──────── Supplied material ────────
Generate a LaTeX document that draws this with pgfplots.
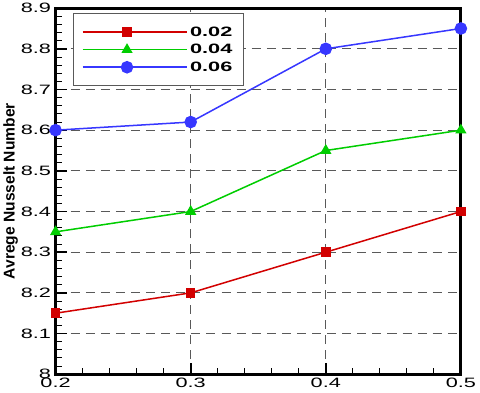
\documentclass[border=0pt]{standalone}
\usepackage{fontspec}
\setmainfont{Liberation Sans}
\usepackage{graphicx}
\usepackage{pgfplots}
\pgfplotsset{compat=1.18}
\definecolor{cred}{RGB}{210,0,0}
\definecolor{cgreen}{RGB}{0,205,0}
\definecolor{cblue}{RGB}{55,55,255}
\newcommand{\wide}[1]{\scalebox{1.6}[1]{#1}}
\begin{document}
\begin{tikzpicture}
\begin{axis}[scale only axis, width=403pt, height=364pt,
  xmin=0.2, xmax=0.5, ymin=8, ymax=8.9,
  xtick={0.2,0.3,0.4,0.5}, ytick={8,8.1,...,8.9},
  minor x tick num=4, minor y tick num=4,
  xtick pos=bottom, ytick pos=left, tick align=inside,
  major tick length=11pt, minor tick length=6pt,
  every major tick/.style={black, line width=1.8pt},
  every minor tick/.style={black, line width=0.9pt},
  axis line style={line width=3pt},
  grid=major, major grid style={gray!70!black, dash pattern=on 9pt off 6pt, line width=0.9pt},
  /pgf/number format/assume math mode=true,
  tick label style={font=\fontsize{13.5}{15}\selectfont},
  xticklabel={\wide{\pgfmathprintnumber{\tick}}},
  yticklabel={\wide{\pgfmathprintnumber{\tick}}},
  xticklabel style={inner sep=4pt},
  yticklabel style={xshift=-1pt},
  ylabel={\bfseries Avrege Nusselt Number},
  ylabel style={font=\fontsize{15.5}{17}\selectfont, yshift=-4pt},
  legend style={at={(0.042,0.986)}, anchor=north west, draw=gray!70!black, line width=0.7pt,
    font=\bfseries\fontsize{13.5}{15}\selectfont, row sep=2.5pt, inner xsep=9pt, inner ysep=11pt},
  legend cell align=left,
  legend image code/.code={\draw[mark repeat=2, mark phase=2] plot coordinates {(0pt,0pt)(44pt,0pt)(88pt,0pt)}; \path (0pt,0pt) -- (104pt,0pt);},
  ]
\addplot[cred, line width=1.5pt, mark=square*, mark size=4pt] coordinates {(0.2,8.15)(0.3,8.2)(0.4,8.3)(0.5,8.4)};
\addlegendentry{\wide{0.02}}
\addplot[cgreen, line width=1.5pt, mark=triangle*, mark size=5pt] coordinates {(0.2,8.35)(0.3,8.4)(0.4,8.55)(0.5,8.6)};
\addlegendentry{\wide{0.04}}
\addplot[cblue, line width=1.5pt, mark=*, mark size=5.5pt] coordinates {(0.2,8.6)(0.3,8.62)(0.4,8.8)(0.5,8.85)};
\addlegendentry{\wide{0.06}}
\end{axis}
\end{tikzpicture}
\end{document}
────────
──────── Supplied material ────────
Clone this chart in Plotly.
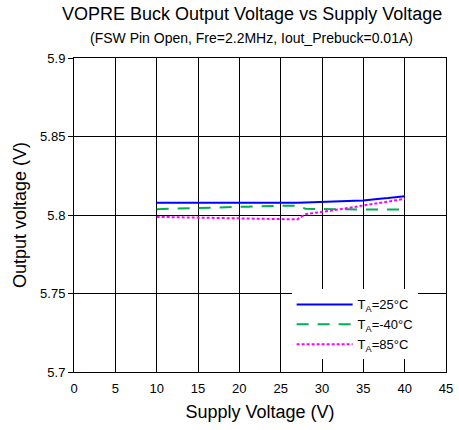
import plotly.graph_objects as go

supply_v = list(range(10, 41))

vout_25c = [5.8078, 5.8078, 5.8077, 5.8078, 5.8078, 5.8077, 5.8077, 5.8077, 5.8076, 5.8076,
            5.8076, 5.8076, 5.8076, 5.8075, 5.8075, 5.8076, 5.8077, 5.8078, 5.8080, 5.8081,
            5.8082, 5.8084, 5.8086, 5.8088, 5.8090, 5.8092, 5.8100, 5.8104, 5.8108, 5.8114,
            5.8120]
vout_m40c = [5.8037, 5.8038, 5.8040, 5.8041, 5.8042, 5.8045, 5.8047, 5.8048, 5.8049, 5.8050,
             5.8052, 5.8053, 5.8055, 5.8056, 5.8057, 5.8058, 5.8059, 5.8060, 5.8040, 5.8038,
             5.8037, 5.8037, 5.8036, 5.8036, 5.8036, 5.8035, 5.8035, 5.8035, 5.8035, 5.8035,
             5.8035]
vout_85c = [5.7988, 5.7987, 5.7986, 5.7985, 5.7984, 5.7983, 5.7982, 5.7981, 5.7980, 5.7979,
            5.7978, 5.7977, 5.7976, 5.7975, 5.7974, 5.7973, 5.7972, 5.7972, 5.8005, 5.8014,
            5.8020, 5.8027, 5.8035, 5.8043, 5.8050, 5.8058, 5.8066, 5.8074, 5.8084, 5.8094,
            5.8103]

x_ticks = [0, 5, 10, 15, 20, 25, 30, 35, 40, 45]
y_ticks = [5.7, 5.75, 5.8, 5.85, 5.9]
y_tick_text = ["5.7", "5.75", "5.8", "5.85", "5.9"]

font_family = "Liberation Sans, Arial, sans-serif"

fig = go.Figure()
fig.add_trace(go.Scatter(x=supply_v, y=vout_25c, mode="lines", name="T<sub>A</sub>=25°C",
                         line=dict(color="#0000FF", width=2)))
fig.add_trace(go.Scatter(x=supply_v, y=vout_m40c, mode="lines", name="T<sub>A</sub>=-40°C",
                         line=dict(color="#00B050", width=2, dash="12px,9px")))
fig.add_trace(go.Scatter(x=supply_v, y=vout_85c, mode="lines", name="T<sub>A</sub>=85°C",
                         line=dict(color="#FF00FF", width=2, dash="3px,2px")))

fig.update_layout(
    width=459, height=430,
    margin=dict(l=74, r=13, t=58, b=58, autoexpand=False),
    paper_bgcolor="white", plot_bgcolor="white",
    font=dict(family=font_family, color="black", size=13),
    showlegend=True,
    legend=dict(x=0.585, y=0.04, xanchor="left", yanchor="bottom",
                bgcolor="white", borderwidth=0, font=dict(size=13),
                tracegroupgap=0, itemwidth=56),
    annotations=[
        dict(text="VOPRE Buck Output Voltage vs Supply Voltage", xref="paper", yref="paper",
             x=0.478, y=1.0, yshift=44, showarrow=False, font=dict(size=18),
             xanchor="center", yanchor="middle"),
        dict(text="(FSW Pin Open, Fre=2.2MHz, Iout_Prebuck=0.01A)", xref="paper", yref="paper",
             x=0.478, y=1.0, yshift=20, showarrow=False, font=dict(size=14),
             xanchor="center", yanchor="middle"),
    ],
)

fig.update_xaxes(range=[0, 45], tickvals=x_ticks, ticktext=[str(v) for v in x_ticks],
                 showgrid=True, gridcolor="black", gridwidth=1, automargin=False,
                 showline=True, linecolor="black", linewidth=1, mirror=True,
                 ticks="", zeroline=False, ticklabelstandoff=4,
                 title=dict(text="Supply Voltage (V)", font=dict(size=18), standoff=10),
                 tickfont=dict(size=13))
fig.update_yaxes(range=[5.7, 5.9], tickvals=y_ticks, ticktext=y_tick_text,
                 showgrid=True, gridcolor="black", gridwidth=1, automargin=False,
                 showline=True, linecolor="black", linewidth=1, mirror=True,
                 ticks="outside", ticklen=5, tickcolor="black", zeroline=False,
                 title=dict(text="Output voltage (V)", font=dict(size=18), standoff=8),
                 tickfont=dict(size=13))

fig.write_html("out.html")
────────
──────── Supplied material ────────
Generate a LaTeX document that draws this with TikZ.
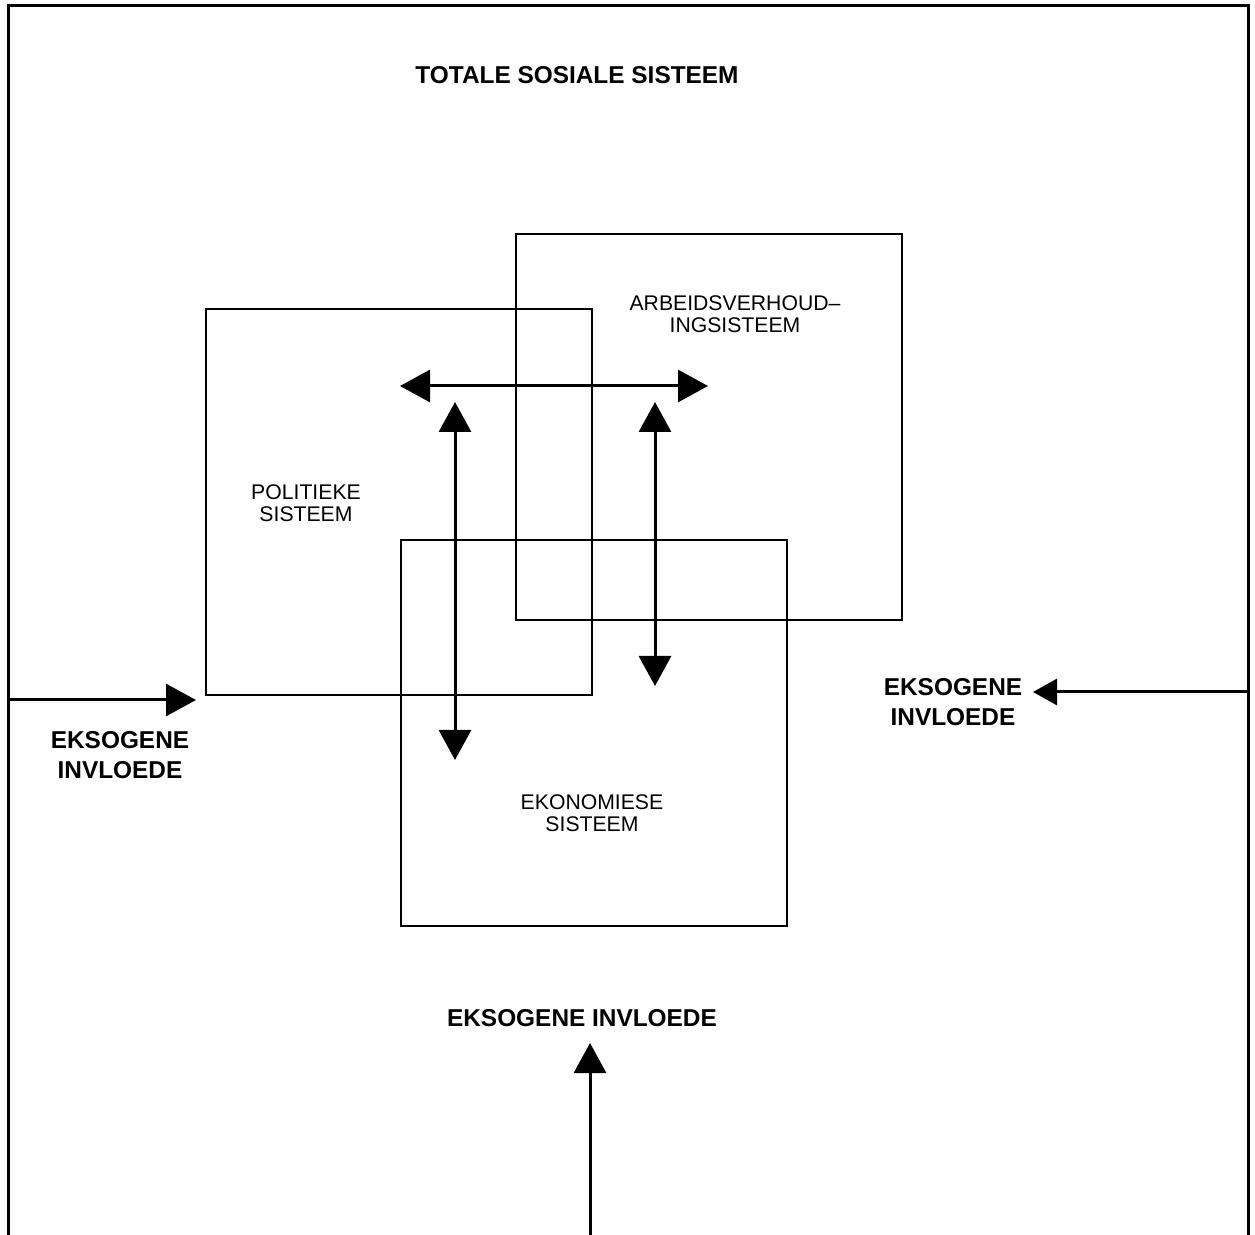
────────
In the material above, find each line that contains the word "LaTeX", and select it.

Generate a LaTeX document that draws this with pgfplots.
Generate a LaTeX document that draws this with TikZ.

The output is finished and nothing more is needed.